Exactly and only the lines from the one containing "Convert this chart" through the one containing "const aSd2 = [8, 27, 35];" are to be repeated, both ends included.

RAW RECORDS.
──────────────────────────────

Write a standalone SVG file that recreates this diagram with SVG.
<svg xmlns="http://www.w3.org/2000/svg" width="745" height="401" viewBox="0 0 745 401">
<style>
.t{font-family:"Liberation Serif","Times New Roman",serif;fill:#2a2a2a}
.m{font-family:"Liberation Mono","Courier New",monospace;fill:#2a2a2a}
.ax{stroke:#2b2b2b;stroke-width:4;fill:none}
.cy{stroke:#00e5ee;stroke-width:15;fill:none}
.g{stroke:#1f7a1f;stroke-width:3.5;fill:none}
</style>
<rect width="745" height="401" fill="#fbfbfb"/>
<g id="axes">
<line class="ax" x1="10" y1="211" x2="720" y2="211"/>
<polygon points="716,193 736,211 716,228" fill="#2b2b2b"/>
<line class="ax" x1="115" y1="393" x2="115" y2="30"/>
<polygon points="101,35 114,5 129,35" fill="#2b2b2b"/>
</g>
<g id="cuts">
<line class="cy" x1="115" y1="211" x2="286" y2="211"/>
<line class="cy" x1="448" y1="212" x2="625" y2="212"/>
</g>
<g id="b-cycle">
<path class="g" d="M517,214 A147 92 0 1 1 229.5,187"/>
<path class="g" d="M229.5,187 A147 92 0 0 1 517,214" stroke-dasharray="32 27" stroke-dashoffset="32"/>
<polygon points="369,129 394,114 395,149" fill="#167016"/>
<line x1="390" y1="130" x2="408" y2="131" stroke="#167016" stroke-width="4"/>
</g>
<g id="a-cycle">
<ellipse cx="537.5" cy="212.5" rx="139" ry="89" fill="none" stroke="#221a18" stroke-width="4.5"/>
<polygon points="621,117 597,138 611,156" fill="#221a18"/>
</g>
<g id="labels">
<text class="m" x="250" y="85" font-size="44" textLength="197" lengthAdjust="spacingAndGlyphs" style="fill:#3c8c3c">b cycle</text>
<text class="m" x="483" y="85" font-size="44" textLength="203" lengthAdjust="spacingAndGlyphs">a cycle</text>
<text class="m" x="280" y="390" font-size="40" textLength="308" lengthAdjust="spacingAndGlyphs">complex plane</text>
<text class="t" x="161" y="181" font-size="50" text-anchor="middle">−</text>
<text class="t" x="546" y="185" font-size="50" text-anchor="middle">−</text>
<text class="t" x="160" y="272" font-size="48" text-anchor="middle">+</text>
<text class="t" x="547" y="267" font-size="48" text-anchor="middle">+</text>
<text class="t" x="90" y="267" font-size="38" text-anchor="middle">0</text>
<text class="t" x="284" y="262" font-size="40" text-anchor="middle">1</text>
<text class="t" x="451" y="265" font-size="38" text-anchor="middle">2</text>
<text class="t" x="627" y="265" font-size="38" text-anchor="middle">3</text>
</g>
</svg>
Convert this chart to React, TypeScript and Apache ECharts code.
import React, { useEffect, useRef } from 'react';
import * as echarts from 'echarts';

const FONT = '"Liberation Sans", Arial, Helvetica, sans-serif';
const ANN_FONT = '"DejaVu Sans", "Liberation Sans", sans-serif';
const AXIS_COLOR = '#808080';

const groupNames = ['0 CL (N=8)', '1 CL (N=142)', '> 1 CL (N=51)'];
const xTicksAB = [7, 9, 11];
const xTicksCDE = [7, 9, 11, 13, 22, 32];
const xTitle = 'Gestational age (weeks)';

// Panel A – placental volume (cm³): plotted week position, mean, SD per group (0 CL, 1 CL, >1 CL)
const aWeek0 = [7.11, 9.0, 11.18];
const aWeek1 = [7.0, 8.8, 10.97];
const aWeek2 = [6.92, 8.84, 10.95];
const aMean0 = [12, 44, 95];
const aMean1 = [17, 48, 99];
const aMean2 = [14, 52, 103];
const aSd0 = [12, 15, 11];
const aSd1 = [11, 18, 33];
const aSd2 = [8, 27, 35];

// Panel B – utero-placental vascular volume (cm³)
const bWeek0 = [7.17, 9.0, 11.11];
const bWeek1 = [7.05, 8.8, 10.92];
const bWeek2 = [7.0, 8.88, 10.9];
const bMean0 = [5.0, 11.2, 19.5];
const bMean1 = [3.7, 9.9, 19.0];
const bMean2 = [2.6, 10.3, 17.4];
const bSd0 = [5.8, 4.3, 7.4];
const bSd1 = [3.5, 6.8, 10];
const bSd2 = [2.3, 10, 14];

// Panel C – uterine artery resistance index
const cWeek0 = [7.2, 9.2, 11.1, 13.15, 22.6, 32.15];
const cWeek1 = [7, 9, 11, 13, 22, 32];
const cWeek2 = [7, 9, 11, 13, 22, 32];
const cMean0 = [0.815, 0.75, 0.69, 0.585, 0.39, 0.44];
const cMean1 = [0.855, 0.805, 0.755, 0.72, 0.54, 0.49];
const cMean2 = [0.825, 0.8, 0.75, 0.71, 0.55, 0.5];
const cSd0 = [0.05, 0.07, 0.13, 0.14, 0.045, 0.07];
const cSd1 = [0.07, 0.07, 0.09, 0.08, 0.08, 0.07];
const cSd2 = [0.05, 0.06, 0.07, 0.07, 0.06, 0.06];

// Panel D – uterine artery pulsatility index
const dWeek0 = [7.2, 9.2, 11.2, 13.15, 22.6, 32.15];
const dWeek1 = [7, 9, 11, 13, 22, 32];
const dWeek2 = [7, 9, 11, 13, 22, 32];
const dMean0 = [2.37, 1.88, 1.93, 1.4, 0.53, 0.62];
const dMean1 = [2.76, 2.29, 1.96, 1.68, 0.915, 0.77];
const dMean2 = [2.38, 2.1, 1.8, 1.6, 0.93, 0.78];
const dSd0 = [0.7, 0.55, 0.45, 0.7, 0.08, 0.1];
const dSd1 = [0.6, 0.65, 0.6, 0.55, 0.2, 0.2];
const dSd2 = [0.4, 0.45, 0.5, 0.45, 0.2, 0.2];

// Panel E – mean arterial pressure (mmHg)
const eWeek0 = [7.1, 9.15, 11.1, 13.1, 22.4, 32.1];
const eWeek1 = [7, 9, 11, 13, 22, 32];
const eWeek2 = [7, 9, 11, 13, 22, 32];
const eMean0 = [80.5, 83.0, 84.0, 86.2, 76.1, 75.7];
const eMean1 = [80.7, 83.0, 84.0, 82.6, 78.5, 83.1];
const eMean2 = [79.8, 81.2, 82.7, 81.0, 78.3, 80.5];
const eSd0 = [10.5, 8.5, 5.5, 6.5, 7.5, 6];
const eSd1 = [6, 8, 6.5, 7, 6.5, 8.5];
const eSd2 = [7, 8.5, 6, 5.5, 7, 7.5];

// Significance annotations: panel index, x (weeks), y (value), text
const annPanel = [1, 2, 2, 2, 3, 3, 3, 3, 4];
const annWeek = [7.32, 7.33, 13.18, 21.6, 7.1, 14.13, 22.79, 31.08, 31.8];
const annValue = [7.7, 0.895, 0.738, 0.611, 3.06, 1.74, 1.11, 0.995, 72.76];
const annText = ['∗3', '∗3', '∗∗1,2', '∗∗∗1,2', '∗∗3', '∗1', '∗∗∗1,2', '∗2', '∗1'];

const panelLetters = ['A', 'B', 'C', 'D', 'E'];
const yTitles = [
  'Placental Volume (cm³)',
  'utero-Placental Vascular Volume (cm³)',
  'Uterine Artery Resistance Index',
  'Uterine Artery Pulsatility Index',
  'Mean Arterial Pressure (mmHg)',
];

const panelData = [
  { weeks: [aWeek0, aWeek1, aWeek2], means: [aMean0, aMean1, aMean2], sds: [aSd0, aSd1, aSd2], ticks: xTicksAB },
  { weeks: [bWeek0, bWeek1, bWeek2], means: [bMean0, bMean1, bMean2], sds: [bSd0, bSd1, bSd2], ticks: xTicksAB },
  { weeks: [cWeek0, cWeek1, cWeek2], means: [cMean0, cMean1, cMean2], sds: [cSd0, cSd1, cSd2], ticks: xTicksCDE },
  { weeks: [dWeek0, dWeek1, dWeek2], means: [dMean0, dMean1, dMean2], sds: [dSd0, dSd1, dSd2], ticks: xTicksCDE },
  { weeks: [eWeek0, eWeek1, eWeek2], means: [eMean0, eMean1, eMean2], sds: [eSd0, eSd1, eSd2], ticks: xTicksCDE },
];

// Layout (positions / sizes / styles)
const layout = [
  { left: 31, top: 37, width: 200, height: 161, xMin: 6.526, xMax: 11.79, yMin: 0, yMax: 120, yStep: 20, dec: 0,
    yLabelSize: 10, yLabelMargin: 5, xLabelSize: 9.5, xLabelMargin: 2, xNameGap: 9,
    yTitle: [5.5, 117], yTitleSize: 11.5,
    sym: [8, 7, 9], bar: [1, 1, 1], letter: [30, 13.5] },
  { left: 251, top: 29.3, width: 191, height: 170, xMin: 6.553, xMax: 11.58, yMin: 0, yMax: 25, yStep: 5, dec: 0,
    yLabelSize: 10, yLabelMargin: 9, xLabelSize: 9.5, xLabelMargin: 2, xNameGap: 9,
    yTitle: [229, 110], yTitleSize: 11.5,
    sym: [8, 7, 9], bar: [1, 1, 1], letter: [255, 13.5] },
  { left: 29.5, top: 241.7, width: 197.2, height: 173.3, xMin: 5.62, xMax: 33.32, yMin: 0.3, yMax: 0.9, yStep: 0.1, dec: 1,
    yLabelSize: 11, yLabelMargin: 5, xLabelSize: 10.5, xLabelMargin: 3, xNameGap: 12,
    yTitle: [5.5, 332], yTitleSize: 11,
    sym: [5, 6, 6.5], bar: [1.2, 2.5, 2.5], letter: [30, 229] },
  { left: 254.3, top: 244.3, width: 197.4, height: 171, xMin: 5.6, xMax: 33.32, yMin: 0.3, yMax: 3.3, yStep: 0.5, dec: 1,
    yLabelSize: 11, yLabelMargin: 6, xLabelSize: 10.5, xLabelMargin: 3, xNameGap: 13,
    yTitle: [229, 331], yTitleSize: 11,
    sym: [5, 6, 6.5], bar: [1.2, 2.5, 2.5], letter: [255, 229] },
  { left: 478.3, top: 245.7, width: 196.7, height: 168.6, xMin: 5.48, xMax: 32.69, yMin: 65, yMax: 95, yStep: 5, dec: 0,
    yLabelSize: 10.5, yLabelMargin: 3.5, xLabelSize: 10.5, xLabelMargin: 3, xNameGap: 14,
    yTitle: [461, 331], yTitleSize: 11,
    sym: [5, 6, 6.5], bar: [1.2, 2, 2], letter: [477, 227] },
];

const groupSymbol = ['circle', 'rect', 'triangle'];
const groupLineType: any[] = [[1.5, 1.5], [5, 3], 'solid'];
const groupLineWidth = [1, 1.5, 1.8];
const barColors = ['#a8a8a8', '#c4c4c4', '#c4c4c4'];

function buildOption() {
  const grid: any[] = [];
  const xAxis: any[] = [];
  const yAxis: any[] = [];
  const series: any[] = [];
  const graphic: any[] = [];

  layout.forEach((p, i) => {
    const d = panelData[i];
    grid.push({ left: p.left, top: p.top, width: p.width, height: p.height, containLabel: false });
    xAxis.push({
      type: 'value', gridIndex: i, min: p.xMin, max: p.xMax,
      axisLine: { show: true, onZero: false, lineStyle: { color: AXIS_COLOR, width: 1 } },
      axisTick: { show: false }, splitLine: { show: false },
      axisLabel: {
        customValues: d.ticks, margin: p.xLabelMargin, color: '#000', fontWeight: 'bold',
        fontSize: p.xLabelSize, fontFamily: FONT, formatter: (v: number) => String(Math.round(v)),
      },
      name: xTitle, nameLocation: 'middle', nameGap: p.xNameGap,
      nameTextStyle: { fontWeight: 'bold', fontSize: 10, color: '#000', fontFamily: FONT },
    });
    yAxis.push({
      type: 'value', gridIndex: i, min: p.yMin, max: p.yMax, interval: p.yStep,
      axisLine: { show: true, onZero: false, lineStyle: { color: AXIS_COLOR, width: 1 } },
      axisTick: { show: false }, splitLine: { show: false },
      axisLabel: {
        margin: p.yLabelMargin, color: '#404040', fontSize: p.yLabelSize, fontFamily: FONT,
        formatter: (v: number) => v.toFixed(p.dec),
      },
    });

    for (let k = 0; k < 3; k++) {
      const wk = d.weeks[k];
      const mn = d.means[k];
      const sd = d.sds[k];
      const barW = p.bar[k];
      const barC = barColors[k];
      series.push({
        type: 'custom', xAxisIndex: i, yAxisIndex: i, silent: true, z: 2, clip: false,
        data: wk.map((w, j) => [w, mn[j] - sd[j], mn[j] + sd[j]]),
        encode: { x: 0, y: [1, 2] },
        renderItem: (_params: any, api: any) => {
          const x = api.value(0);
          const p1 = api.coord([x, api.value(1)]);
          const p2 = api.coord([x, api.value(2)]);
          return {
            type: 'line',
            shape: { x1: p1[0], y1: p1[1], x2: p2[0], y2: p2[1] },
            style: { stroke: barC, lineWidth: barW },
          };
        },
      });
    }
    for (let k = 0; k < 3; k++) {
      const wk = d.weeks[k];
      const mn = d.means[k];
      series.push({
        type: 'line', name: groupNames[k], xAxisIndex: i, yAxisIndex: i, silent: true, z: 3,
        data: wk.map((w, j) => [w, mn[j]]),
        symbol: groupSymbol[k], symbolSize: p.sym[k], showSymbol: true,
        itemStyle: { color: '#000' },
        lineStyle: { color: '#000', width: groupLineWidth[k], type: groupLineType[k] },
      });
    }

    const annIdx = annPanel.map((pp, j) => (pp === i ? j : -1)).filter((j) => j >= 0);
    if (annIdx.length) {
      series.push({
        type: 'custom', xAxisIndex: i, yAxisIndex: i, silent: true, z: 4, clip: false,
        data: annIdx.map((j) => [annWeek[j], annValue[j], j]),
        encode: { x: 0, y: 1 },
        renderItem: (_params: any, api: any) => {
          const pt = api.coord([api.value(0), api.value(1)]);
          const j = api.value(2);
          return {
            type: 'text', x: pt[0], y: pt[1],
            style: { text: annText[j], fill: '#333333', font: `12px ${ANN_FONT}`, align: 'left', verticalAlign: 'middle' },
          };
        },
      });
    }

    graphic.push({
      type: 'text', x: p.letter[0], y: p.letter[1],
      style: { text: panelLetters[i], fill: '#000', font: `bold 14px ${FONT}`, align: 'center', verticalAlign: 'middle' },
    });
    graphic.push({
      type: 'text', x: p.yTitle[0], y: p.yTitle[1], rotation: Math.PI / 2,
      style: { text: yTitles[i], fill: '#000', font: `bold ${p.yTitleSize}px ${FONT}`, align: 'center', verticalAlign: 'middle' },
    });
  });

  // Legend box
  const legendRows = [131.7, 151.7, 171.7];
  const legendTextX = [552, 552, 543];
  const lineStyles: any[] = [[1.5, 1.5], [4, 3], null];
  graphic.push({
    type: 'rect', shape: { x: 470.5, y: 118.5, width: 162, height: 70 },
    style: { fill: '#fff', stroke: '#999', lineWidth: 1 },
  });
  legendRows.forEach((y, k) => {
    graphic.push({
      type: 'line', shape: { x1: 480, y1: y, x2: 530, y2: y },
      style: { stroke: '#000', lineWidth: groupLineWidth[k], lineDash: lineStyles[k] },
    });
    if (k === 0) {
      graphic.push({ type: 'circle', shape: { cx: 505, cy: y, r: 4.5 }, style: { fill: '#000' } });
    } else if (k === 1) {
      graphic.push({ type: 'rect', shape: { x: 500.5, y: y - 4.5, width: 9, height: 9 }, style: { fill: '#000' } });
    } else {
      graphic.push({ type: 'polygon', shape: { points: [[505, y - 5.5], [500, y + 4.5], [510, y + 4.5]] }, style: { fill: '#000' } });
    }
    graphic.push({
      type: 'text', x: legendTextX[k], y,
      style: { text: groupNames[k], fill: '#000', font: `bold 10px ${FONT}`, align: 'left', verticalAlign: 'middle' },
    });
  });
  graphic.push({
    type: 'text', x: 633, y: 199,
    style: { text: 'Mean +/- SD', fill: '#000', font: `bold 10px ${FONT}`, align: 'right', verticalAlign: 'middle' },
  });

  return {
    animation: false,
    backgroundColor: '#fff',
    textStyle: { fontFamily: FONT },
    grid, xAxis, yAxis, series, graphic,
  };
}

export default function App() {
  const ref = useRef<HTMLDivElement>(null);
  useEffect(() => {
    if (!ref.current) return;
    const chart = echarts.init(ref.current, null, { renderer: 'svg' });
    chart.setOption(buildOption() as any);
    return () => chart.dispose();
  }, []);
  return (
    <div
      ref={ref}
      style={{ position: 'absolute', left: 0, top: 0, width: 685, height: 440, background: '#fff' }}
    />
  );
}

──────────────────────────────

EXERCISE RESPONSE.
Convert this chart to React, TypeScript and Apache ECharts code.
import React, { useEffect, useRef } from 'react';
import * as echarts from 'echarts';

const FONT = '"Liberation Sans", Arial, Helvetica, sans-serif';
const ANN_FONT = '"DejaVu Sans", "Liberation Sans", sans-serif';
const AXIS_COLOR = '#808080';

const groupNames = ['0 CL (N=8)', '1 CL (N=142)', '> 1 CL (N=51)'];
const xTicksAB = [7, 9, 11];
const xTicksCDE = [7, 9, 11, 13, 22, 32];
const xTitle = 'Gestational age (weeks)';

// Panel A – placental volume (cm³): plotted week position, mean, SD per group (0 CL, 1 CL, >1 CL)
const aWeek0 = [7.11, 9.0, 11.18];
const aWeek1 = [7.0, 8.8, 10.97];
const aWeek2 = [6.92, 8.84, 10.95];
const aMean0 = [12, 44, 95];
const aMean1 = [17, 48, 99];
const aMean2 = [14, 52, 103];
const aSd0 = [12, 15, 11];
const aSd1 = [11, 18, 33];
const aSd2 = [8, 27, 35];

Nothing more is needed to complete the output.